Tips for a meaningful visit
- Time it right — Visit between 10:30 AM and 12:30 PM or 2:00 PM and 4:00 PM, when classes are in session and you can see actual painting happening.
- Be silent — Students are concentrating. Whisper if you must talk.
- Ask before photographing artists — Most are happy to be photographed working but please ask first.
- Allow at least an hour — A rushed 10-minute walk-through misses the point. The gallery alone deserves 30 minutes.
- Buy a painting — Even a small ₹3,000 Krishna-Radha panel directly supports a student artist and brings home an authentic Guruvayur souvenir.
Frequently asked questions
Where is the Institute of Mural Painting located?
The Institute of Mural Painting is on the East Nada side of the Guruvayur Sri Krishna Temple, just a few minutes walk from the temple itself. It is run by Guruvayur Devaswom and is signposted in English and Malayalam.
Can casual visitors watch artists at work?
Yes. The institute welcomes visitors during working hours (10:00 AM – 5:00 PM, closed Sundays). You can quietly observe students and master teachers preparing wall surfaces, mixing pigments and painting murals on canvas or wood panels. Please ask before photographing individual artists.

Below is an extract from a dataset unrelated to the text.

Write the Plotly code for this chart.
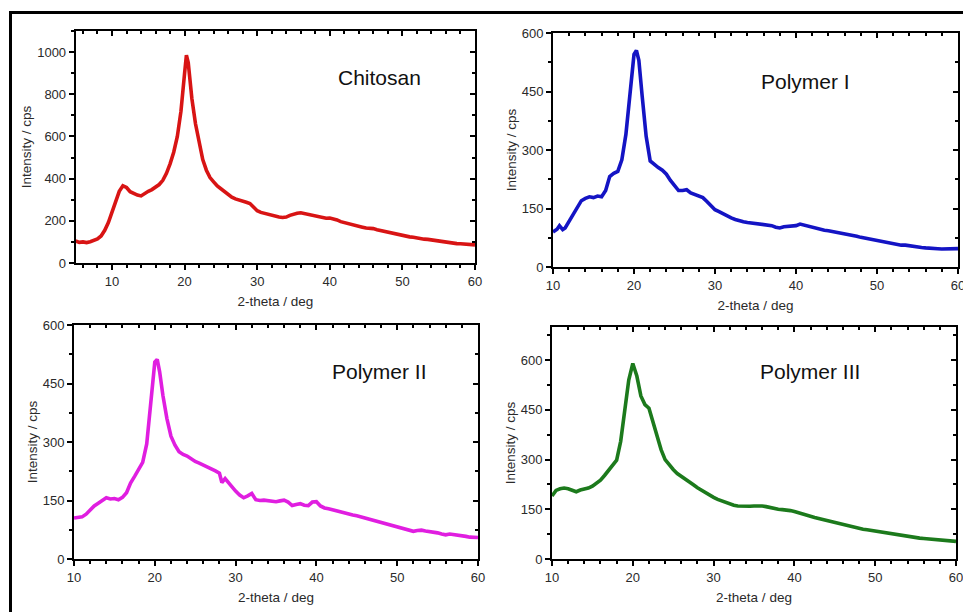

How long is the course and who can join?
The full Diploma in Mural Painting is a five-year course conducted in two parts (two-year foundation + three-year specialisation). Admission is once a year through an entrance test. Short two-week to three-month workshops for international students and hobbyists are also offered.
Are the murals for sale?
Yes. Authenticated student and faculty works on canvas and wood panel are available at the institute's shop. Prices range from around ₹3,000 for small Krishna-Radha panels up to ₹2,00,000+ for large narrative murals. All proceeds support the institute and the artists.
Why are Kerala murals considered unique?
Kerala mural painting uses only five natural pigments — red, yellow, green, black and white — sourced from minerals and plants. Outlines are drawn with a hair-thin natural brush, and figures follow a distinctive iconography drawn from the Bhagavata, Ramayana and Shiva legends. The Guruvayur revival, started in 1989, is widely credited with saving the form from extinction.